## WHAT NEEDS TO BE DONE
From the listing below, copy word for word every line starting at the one that includes "Rebuild this chart" and ending at the one that includes "var cities = ['New"; the pictures are omitted.

## TASK MATERIAL
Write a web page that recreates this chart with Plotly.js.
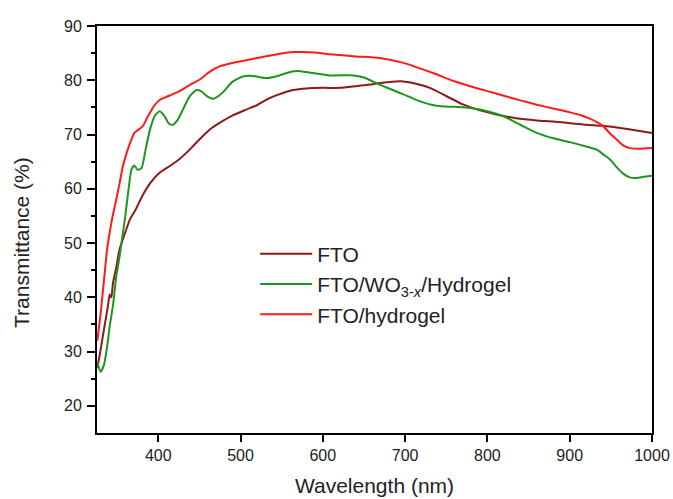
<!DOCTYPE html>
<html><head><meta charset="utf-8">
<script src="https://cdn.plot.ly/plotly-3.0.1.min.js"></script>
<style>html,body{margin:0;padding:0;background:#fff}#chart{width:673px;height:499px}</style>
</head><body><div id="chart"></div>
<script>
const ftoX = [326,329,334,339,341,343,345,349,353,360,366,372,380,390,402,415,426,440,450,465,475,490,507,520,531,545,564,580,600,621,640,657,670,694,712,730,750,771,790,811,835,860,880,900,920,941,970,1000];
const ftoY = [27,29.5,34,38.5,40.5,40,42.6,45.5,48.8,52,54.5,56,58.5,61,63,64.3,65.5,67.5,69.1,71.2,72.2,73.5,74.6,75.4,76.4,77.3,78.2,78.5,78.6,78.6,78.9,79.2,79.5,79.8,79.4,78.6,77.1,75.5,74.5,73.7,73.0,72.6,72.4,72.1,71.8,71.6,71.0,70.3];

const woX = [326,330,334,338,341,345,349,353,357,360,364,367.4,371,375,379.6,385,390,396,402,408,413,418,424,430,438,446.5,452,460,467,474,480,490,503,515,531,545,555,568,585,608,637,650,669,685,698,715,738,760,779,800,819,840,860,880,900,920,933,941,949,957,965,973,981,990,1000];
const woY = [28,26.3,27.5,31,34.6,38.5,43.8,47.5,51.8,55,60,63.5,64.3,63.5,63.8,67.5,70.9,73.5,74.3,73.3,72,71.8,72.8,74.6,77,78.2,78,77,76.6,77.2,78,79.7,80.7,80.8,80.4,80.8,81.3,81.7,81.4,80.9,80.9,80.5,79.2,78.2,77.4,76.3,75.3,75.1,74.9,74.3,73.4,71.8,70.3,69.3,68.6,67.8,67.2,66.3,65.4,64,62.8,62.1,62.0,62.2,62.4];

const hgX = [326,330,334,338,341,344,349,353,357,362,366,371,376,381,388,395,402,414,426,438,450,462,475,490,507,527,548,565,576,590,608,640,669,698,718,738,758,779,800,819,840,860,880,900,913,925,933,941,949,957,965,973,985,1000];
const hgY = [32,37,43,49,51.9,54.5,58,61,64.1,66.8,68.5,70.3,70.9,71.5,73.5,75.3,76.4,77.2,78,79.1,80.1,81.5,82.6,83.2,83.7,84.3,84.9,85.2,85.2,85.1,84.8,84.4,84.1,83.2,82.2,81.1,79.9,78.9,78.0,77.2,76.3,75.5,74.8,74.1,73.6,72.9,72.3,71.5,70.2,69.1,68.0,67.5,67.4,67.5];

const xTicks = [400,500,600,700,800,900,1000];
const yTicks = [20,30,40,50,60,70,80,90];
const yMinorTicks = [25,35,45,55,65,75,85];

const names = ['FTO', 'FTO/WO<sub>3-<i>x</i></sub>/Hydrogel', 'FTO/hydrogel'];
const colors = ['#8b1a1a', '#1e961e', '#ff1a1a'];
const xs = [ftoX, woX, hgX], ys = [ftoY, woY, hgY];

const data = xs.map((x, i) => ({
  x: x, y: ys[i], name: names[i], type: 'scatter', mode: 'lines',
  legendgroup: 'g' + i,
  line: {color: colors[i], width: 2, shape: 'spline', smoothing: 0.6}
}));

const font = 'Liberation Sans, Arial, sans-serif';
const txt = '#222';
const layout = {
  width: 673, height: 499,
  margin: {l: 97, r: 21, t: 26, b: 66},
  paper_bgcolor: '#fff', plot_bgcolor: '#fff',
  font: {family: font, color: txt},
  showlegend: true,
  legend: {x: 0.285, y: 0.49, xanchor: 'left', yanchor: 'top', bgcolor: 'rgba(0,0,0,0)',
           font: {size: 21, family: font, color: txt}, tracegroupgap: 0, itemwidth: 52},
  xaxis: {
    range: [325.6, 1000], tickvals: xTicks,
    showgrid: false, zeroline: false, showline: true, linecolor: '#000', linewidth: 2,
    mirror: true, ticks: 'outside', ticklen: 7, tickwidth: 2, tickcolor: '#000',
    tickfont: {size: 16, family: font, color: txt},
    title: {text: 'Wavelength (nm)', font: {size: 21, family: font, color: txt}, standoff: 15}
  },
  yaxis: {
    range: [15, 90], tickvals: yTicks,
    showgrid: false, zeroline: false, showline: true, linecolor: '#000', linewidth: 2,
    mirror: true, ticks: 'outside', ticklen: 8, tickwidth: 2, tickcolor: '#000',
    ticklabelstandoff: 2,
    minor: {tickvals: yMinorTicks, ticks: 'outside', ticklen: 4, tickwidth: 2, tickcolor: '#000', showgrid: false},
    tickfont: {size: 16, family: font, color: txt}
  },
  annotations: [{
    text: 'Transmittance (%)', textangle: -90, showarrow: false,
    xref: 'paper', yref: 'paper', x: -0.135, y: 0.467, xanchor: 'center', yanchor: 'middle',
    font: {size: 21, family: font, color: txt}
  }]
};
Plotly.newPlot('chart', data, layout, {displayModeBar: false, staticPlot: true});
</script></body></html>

...

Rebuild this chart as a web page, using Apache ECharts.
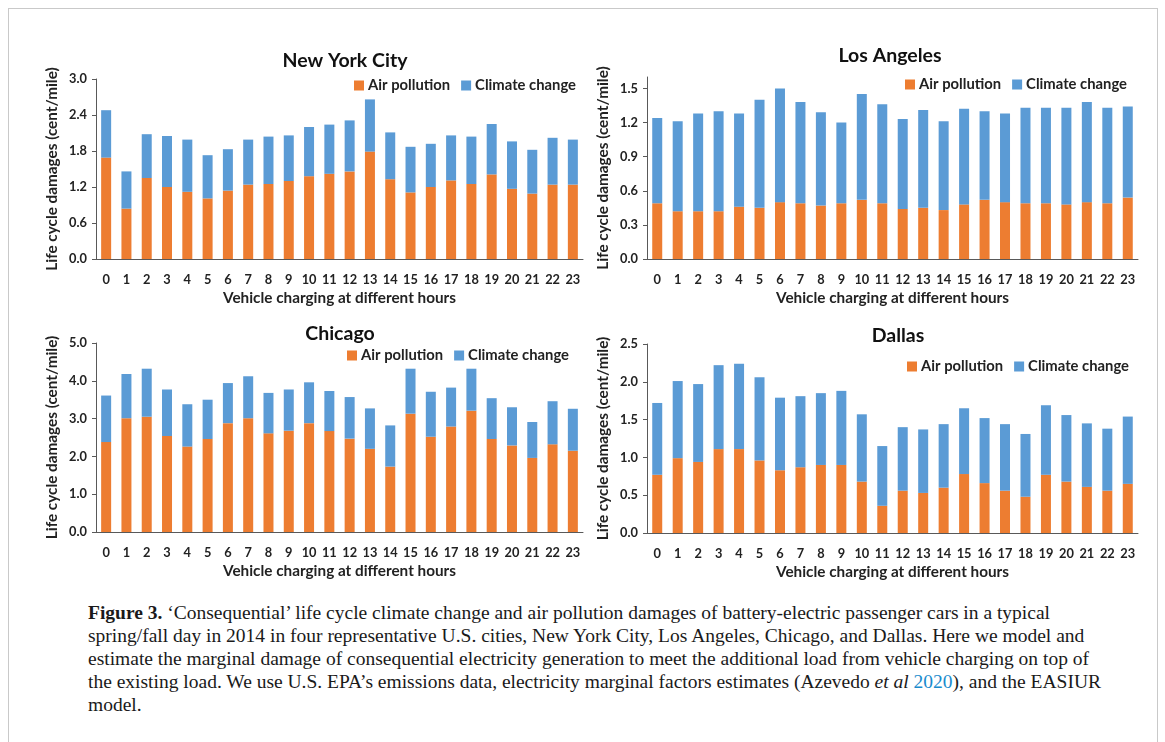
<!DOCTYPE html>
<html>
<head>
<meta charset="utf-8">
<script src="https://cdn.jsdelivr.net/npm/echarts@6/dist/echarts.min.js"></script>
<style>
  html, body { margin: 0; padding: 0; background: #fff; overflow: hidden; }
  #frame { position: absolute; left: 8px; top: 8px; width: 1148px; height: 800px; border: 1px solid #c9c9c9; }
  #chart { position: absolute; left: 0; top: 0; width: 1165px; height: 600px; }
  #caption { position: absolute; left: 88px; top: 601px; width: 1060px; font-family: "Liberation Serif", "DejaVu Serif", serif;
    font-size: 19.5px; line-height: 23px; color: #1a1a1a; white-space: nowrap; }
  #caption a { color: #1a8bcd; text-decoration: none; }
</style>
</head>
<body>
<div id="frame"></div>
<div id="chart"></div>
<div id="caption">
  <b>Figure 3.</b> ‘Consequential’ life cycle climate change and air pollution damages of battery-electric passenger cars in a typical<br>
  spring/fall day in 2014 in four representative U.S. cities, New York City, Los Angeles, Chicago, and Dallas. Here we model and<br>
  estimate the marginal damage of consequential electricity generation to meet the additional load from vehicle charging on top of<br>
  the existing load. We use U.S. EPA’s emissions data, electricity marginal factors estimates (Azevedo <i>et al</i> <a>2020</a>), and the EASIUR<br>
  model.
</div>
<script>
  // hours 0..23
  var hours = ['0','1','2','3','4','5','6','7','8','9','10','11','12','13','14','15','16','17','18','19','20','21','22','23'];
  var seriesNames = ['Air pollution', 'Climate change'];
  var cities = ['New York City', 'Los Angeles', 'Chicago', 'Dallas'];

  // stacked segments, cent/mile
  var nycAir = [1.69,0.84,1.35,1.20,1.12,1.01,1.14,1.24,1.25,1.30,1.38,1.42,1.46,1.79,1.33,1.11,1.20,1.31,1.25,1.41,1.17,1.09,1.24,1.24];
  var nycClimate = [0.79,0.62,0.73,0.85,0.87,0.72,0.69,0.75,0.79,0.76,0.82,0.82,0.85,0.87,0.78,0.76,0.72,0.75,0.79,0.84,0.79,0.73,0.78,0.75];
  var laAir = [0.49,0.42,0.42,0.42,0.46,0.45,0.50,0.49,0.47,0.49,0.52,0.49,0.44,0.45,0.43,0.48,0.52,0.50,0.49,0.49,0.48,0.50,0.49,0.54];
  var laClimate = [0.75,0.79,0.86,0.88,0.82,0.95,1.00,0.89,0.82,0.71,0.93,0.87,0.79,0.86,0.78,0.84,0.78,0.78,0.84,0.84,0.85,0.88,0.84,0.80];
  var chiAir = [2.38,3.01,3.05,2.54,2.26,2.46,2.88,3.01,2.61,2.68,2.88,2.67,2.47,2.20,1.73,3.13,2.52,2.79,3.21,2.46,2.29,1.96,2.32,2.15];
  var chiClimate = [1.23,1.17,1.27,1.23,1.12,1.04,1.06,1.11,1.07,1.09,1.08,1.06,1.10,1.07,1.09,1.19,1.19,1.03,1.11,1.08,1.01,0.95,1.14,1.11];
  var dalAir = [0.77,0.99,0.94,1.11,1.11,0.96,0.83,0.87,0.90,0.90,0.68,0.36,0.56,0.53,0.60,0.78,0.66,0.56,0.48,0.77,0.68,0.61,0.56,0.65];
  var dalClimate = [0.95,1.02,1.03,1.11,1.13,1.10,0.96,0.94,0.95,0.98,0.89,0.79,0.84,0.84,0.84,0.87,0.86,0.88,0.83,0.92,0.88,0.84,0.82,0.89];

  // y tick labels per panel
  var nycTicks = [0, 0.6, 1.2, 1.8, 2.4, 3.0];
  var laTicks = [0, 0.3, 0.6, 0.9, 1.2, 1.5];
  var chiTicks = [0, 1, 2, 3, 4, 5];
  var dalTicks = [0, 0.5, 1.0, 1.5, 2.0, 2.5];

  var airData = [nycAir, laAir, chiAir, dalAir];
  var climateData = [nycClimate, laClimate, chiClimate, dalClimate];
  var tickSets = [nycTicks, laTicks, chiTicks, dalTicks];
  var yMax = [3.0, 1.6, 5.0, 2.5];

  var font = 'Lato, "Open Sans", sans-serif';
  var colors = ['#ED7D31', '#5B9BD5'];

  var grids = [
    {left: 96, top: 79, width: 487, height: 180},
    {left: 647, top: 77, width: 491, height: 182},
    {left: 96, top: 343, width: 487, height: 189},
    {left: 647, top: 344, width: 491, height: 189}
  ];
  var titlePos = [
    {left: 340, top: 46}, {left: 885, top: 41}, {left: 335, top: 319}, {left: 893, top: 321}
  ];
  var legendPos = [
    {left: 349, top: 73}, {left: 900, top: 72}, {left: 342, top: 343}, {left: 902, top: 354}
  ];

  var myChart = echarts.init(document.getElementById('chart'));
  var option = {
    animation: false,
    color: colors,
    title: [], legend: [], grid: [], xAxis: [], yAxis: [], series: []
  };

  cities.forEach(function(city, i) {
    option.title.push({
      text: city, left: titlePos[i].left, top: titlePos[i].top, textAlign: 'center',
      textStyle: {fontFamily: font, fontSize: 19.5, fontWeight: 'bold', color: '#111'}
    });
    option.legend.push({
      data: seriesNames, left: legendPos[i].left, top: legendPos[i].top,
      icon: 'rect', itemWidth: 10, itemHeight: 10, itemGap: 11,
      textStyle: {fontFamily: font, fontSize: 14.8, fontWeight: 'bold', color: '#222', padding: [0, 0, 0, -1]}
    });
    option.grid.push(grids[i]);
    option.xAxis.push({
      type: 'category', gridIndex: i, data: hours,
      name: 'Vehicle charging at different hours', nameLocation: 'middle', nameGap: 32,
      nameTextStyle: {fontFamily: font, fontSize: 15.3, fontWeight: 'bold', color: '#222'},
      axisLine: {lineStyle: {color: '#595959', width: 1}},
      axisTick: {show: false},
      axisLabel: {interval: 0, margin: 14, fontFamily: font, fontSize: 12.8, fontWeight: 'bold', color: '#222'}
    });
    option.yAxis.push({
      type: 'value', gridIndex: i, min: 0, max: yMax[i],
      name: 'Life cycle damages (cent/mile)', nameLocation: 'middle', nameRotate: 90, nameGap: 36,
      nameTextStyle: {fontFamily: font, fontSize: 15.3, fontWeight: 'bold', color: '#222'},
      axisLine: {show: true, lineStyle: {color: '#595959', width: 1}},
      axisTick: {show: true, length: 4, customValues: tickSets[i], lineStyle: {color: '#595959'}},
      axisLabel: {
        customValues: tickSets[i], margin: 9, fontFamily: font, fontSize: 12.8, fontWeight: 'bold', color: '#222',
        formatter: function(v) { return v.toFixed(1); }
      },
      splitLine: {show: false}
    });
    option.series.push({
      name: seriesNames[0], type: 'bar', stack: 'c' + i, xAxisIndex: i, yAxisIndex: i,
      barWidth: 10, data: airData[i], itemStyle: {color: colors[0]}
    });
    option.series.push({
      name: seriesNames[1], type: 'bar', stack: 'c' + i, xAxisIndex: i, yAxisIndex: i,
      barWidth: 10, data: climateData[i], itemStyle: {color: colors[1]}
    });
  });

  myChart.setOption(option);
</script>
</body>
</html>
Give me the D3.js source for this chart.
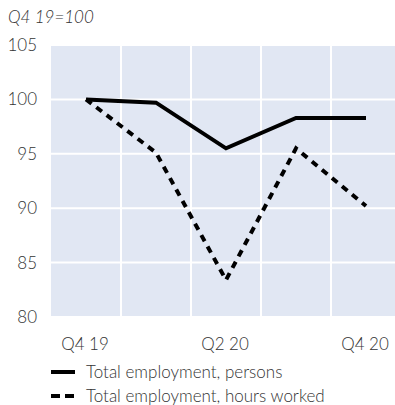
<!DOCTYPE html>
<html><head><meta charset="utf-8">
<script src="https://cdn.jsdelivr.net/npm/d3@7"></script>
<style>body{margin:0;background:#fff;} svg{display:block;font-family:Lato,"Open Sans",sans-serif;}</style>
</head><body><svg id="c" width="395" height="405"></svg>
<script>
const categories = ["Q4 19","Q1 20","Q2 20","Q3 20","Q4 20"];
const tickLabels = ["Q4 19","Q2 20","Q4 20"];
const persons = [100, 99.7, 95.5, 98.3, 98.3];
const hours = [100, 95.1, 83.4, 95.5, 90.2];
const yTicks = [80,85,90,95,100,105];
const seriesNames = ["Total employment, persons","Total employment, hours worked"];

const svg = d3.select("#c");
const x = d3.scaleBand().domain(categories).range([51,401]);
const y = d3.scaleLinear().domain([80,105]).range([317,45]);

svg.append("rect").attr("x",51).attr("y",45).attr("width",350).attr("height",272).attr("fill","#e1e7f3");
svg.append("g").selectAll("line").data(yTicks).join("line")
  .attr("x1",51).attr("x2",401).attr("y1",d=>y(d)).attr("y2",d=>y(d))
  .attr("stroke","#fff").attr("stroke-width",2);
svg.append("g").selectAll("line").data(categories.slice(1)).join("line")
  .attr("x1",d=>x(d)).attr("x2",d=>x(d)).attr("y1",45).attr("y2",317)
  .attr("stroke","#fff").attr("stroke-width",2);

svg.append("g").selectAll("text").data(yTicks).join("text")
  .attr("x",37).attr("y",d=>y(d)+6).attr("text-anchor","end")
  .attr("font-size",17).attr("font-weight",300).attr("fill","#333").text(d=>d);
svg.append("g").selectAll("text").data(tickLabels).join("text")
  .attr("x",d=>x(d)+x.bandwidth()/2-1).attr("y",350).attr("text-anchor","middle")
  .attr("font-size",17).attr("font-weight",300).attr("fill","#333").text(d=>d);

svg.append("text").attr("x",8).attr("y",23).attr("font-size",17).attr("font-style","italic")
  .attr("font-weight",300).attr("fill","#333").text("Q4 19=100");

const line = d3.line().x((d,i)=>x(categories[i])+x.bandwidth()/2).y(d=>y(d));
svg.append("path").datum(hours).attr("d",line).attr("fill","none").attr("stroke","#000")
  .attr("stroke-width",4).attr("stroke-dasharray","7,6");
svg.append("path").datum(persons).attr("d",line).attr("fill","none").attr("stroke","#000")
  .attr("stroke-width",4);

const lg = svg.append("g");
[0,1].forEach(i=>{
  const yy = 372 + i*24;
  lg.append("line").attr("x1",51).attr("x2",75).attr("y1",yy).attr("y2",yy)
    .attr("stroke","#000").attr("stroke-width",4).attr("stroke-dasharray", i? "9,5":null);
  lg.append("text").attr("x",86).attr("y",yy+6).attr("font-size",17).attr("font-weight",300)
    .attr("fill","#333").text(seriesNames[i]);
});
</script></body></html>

## THE REPLY
Rebuild this chart as a web page, using Apache ECharts.
<!DOCTYPE html>
<html>
<head>
<meta charset="utf-8">
<script src="https://cdn.jsdelivr.net/npm/echarts@6/dist/echarts.min.js"></script>
<style>
  html, body { margin: 0; padding: 0; background: #fff; overflow: hidden; }
  #frame { position: absolute; left: 8px; top: 8px; width: 1148px; height: 800px; border: 1px solid #c9c9c9; }
  #chart { position: absolute; left: 0; top: 0; width: 1165px; height: 600px; }
  #caption { position: absolute; left: 88px; top: 601px; width: 1060px; font-family: "Liberation Serif", "DejaVu Serif", serif;
    font-size: 19.5px; line-height: 23px; color: #1a1a1a; white-space: nowrap; }
  #caption a { color: #1a8bcd; text-decoration: none; }
</style>
</head>
<body>
<div id="frame"></div>
<div id="chart"></div>
<div id="caption">
  <b>Figure 3.</b> ‘Consequential’ life cycle climate change and air pollution damages of battery-electric passenger cars in a typical<br>
  spring/fall day in 2014 in four representative U.S. cities, New York City, Los Angeles, Chicago, and Dallas. Here we model and<br>
  estimate the marginal damage of consequential electricity generation to meet the additional load from vehicle charging on top of<br>
  the existing load. We use U.S. EPA’s emissions data, electricity marginal factors estimates (Azevedo <i>et al</i> <a>2020</a>), and the EASIUR<br>
  model.
</div>
<script>
  // hours 0..23
  var hours = ['0','1','2','3','4','5','6','7','8','9','10','11','12','13','14','15','16','17','18','19','20','21','22','23'];
  var seriesNames = ['Air pollution', 'Climate change'];
  var cities = ['New York City', 'Los Angeles', 'Chicago', 'Dallas'];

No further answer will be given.